Und wie schon in Asters selbstverfasstem Debüt rätselt der Zuschauer mit: Ist das, was Dani sieht, real oder Einbildung? Ist der heidnische Kult, in den sie eingebunden wird, ein von ihren Depressionen und einer toxischen Beziehung losgetretener Albtraum oder lösen die Drogen, die sie in der schwedischen Hippiekommune permanent verabreicht bekommt, Wahnvorstellungen bei ihr aus?
Ein optisches Fest von "Hereditary"-Regisseur Ari Aster
Das Grauen in "Midsommar" entfaltet sich langsam, zweieinhalb Stunden dauert der Film. Aster nutzt die Zeit, um gemeinsam mit "Hereditary"-Kameramann Pawel Pogorzelski einen hypnotischen Sog aufzubauen: Die Natur scheint zunehmend zum Leben zu erwachen, die Bäume wiegen sich nicht nur im Wind, sie führen dank ausgefeilter Computertechnik einen halluzinogenen Tanz auf.

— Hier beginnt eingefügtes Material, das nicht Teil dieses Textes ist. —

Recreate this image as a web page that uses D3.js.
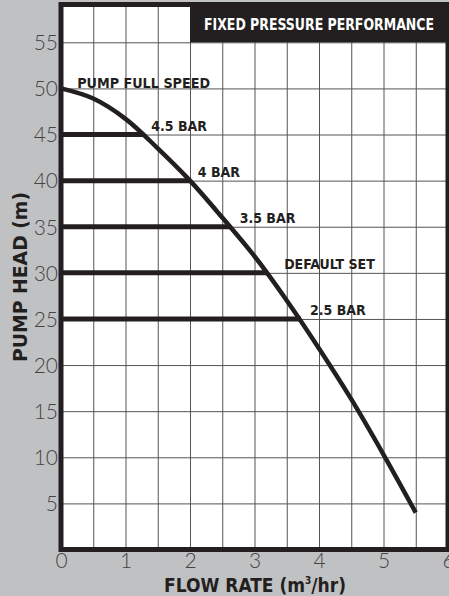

Optisch ist das ein Fest, rätselhaft bleibt es, wie so vieles, bis zum Schluss. Die Fragen, die danach durch den Kopf wandern, dürften dazu führen, dass "Midsommar" als handwerklich ausgefeilter, aber surrealer Albtraum mit viel Interpretationsspielraum im Gedächtnis bleibt. Und lange dort verweilen wird.